Simple review of GNOME
Posted by Steve on Tue 28 Sep 2004 at 18:23
I've never used the GNOME desktop environment before, although I've certainly heard a lot about it over the past couple of years (along with it's competitor KDE).
When testing out my new sid installation on a laptop (Dell Inspiron 8100) I decided to install it to see how well it behaved.
Moving from using a cut down environment mostly consisting of the IceWM window manager I was expecting some sluggish behemoth which would reduce my machine to a crawl.
Happily I was wrong.
Running apt-get install gnome was painless - although it did take around 40 minutes to download all the packages and install them.
Once I logged in for the first time I saw a brief flicker of my old wallpaper before the screen went blue and I saw a progress bar showing the desktop loading.
The progress bar, or splash screen, showed the environment starting up until finally it was done. (This takes around 15 seconds on my machine).
Once the environment was loaded fully I was left with a suprisingly clean desktop in a default state.
When GNOME is launched for the first time you will find a task bar across the bottom of the screen which shows all the windows open upon your screen.
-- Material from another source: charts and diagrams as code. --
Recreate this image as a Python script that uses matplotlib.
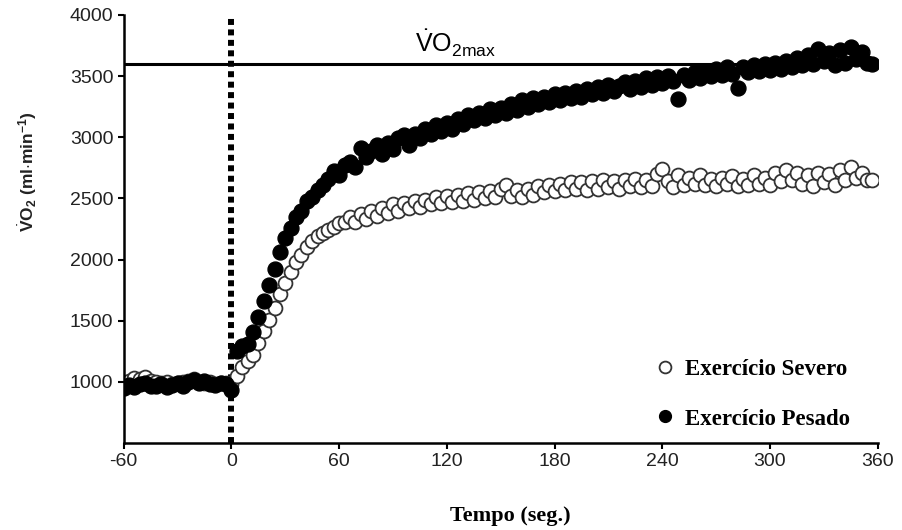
import matplotlib
matplotlib.use("Agg")
import matplotlib.pyplot as plt
from matplotlib.lines import Line2D

plt.rcParams['font.family'] = ['Liberation Sans', 'DejaVu Sans']
plt.rcParams['mathtext.fontset'] = 'custom'
plt.rcParams['mathtext.rm'] = 'Liberation Sans'
plt.rcParams['mathtext.bf'] = 'Liberation Sans:bold'
plt.rcParams['mathtext.it'] = 'Liberation Sans:italic'
plt.rcParams['axes.unicode_minus'] = False

# sampling grid (s), one point every 3 s
tempo = list(range(-60, 360, 3))

# VO2 (ml/min)
pesado = [
    950, 975, 960, 985, 990, 970, 965, 980, 960, 975,
    990, 970, 1000, 1015, 990, 1010, 985, 975, 990, 980,
    930, 1250, 1290, 1310, 1410, 1530, 1660, 1790, 1920, 2060,
    2180, 2260, 2350, 2400, 2480, 2510, 2570, 2610, 2660, 2720,
    2690, 2770, 2800, 2760, 2910, 2840, 2890, 2940, 2860, 2950,
    2900, 2990, 3020, 2940, 3030, 2990, 3070, 3030, 3100, 3050,
    3120, 3070, 3150, 3110, 3180, 3140, 3200, 3160, 3230, 3180,
    3240, 3200, 3270, 3220, 3300, 3250, 3320, 3270, 3330, 3290,
    3350, 3300, 3360, 3320, 3380, 3330, 3390, 3350, 3410, 3360,
    3430, 3380, 3420, 3450, 3390, 3460, 3410, 3480, 3430, 3490,
    3440, 3500, 3460, 3310, 3510, 3470, 3530, 3480, 3540, 3500,
    3560, 3510, 3570, 3520, 3400, 3570, 3530, 3590, 3540, 3600,
    3550, 3610, 3560, 3620, 3570, 3650, 3590, 3670, 3600, 3720,
    3620, 3690, 3590, 3710, 3610, 3740, 3640, 3700, 3610, 3600,
]
severo = [
    990, 1010, 1030, 1020, 1040, 1010, 1000, 990, 1000, 980,
    990, 1000, 1010, 1020, 1000, 990, 1000, 985, 995, 990,
    980, 1050, 1120, 1170, 1220, 1320, 1420, 1510, 1600, 1720,
    1810, 1900, 1980, 2040, 2100, 2150, 2190, 2220, 2240, 2270,
    2300, 2310, 2350, 2310, 2370, 2330, 2400, 2360, 2420, 2380,
    2450, 2400, 2460, 2420, 2480, 2430, 2490, 2450, 2510, 2460,
    2520, 2470, 2530, 2480, 2540, 2490, 2550, 2500, 2560, 2510,
    2580, 2610, 2520, 2570, 2510, 2580, 2530, 2600, 2550, 2610,
    2560, 2620, 2570, 2630, 2580, 2630, 2570, 2640, 2580, 2650,
    2590, 2640, 2580, 2650, 2600, 2660, 2590, 2650, 2600, 2700,
    2740, 2640, 2590, 2690, 2610, 2670, 2620, 2690, 2610, 2660,
    2600, 2670, 2620, 2680, 2600, 2660, 2610, 2690, 2620, 2670,
    2610, 2710, 2640, 2730, 2650, 2710, 2620, 2690, 2600, 2710,
    2630, 2700, 2610, 2730, 2650, 2760, 2670, 2710, 2650, 2650,
]
vo2max = 3600

xticks = [-60, 0, 60, 120, 180, 240, 300, 360]
yticks = [1000, 1500, 2000, 2500, 3000, 3500, 4000]

fig = plt.figure(figsize=(9.03, 5.30), dpi=100)
ax = fig.add_axes([0.137, 0.164, 0.835, 0.808])

ax.axhline(vo2max, color='black', lw=2.2, zorder=1)
ax.axvline(0, color='black', lw=4.3, linestyle=(0, (1.0, 0.75)),
           dash_capstyle='butt', zorder=1)

ax.scatter(tempo, severo, s=100, facecolor='white', edgecolor='#333333',
           linewidth=1.3, zorder=2)
ax.scatter(tempo, pesado, s=115, facecolor='black', edgecolor='black',
           linewidth=1.0, zorder=3)

ax.text(102, 3640, r'$\dot{\mathrm{V}}\mathrm{O}_{\mathrm{2max}}$',
        fontsize=18, va='bottom', ha='left')

ax.set_xlim(-60, 360)
ax.set_ylim(500, 4000)
ax.set_xticks(xticks)
ax.set_yticks(yticks)
ax.tick_params(direction='out', length=4, width=1.5, labelsize=14,
               labelcolor='#222222')
for s in ['top', 'right']:
    ax.spines[s].set_visible(False)
for s in ['left', 'bottom']:
    ax.spines[s].set_linewidth(1.8)

ax.set_ylabel(r'$\dot{\mathbf{V}}\mathbf{O}_\mathbf{2}\ \mathbf{(ml{\cdot}min^{-1})}$',
              fontsize=12.5, color='#222222')
ax.yaxis.set_label_coords(-0.112, 0.633)
ax.set_xlabel('Tempo (seg.)', family='Liberation Serif', weight='bold',
              fontsize=16)
ax.xaxis.set_label_coords(0.513, -0.147)

handles = [
    Line2D([], [], marker='o', ls='none', markersize=8.5, markerfacecolor='white',
           markeredgecolor='#333333', markeredgewidth=1.3),
    Line2D([], [], marker='o', ls='none', markersize=8.5, markerfacecolor='black',
           markeredgecolor='black'),
]
ax.legend(handles, ['Exercício Severo', 'Exercício Pesado'], frameon=False,
          loc='upper left', bbox_to_anchor=(0.674, 0.245),
          prop={'family': 'Liberation Serif', 'weight': 'bold', 'size': 16.5},
          labelspacing=1.25, handletextpad=0.3, handlelength=1.1)

fig.savefig('out.png', dpi=100)
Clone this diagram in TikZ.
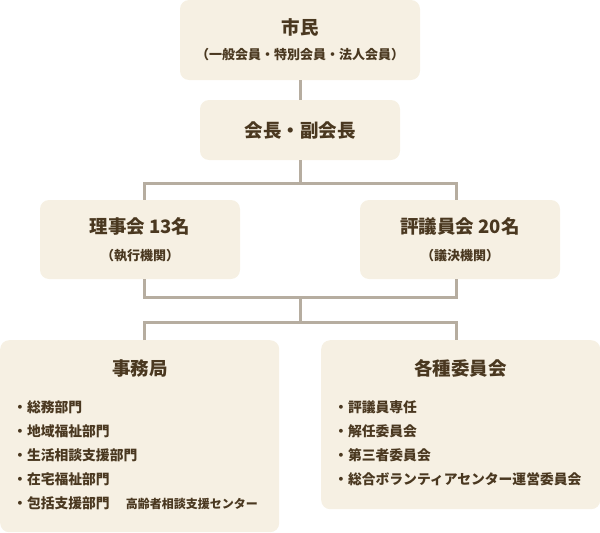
\documentclass[tikz,border=0pt]{standalone}
\usepackage{fontspec}
\setmainfont{Noto Sans CJK JP}
\usetikzlibrary{positioning}
\definecolor{boxfill}{HTML}{F6F0E3}
\definecolor{linegray}{HTML}{B6ADA0}
\definecolor{inkbrown}{HTML}{4A3820}
\tikzset{
  orgbox/.style={fill=boxfill, rounded corners=9pt, inner sep=0pt, align=center, text=inkbrown,
    font=\fontsize{18.5}{22}\selectfont\bfseries},
  conn/.style={draw=linegray, line width=3pt},
  headtext/.style={text=inkbrown, inner sep=0pt, font=\fontsize{18.5}{22}\selectfont\bfseries},
  listtext/.style={text=inkbrown, align=left, anchor=north west, inner sep=0pt,
    font=\fontsize{13.8}{24}\selectfont\bfseries},
}
\newcommand{\subline}[1]{{\fontsize{13}{15}\selectfont #1}}
\begin{document}
\begin{tikzpicture}[x=1pt,y=-1pt]
    \useasboundingbox (0,0) rectangle (600,533);

    % boxes
    \node [orgbox, minimum width=240pt, minimum height=80pt] (shimin) at (300,40)
        {\raisebox{-2pt}{市民}\\[5pt]\subline{（一般会員・特別会員・法人会員）}};
    \node [orgbox, minimum width=200pt, minimum height=60pt] (kaicho) at (300,130) {会長・副会長};

    \node [orgbox, minimum width=200pt, minimum height=79pt] (rijikai) at (140,239.5)
        {理事会 13名\\[5pt]\subline{（執行機関）}};
    \node [orgbox, minimum width=200pt, minimum height=79pt] (hyogiin) at (460,239.5)
        {評議員会 20名\\[5pt]\subline{（議決機関）}};

    \node [orgbox, minimum width=279pt, minimum height=192pt, anchor=north west] (jimukyoku) at (0,340) {};
    \node [orgbox, minimum width=279pt, minimum height=169pt, anchor=north west] (iinkai) at (321,340) {};

    \node [headtext] (jimukyokutitle) at (140,368) {事務局};
    \node [headtext] (iinkaititle) at (460.5,368) {各種委員会};

    \node [listtext] (jimukyokulist) at (13,400) {・総務部門\\・地域福祉部門\\・生活相談支援部門\\・在宅福祉部門\\
        ・包括支援部門\hspace{16pt}{\fontsize{12}{24}\selectfont 高齢者相談支援センター}};
    \node [listtext] (iinkailist) at (334,400) {・評議員専任\\・解任委員会\\・第三者委員会\\・総合ボランティアセンター運営委員会};

    % connectors
    \coordinate (lx) at (144,0);
    \coordinate (rx) at (456,0);
    \coordinate (j1) at (300,183);
    \coordinate (j2) at (300,297);
    \coordinate (j3) at (300,322);

    \draw [conn] (shimin) -- (kaicho);
    \draw [conn] (kaicho) -- (j1);
    \draw [conn] (rijikai.north -| lx) |- (j1) -| (hyogiin.north -| rx);
    \draw [conn] (rijikai.south -| lx) |- (j2) -| (hyogiin.south -| rx);
    \draw [conn] (j2) -- (j3);
    \draw [conn] (jimukyoku.north -| lx) |- (j3) -| (iinkai.north -| rx);
\end{tikzpicture}
\end{document}
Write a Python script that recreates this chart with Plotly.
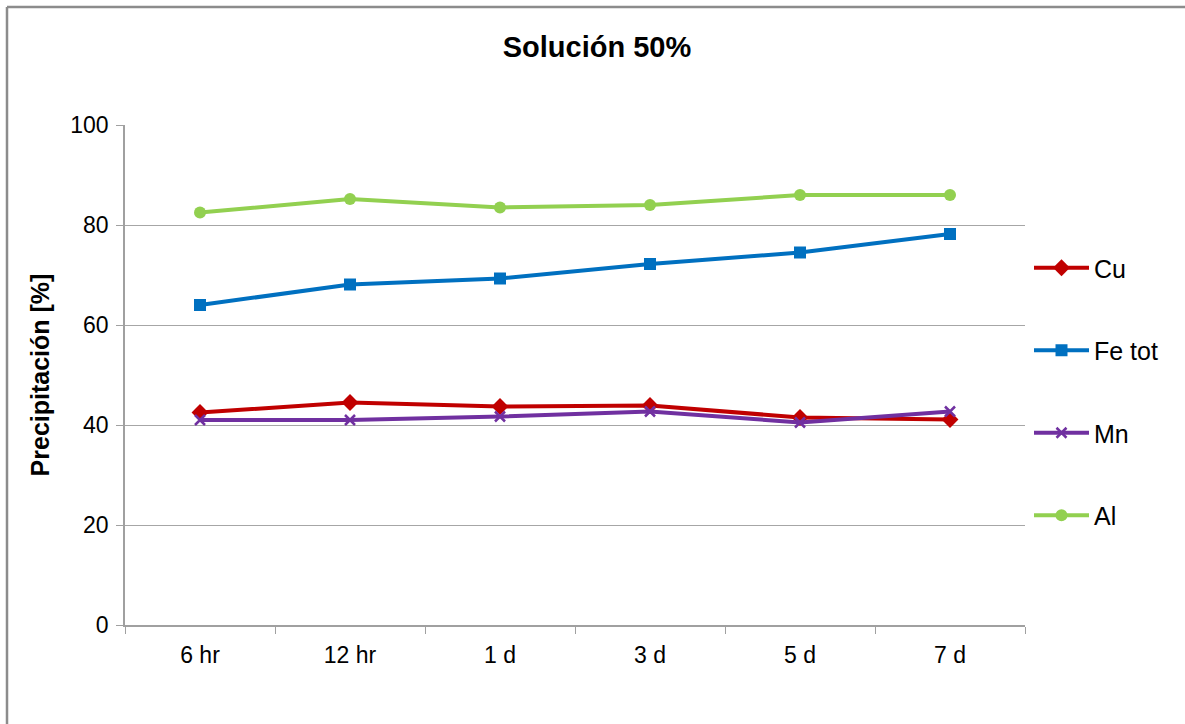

You also have a panel along the top of the screen. This contains a couple of menus for lauching actions and applications.
The screen itself has a few icons on it, for accessing your home directory, the waste paper basket, and a couple of other links.
Mostly I was able to navigate my way around very easily, there were just a couple of small wrinkles.
I was used to 'Ctrl + Esc' bringing up the start menu under the IceWM. This wasn't supported under GNOME and I had to add it using the keyboard binding applet.
Moving between open windows worked just fine with 'Alt + Tab', and there was a nice touch in doing this. The windows that are being cycled through show an outline upon the screen.
When it comes to new window placement things are less good. New consoles and other windows just appear to stack starting at the top left of the desktop.
One nice touch for the laptop was that the "logout" action brings up a dialog box allowing you to turn off the computer. This doesn't require a root password either.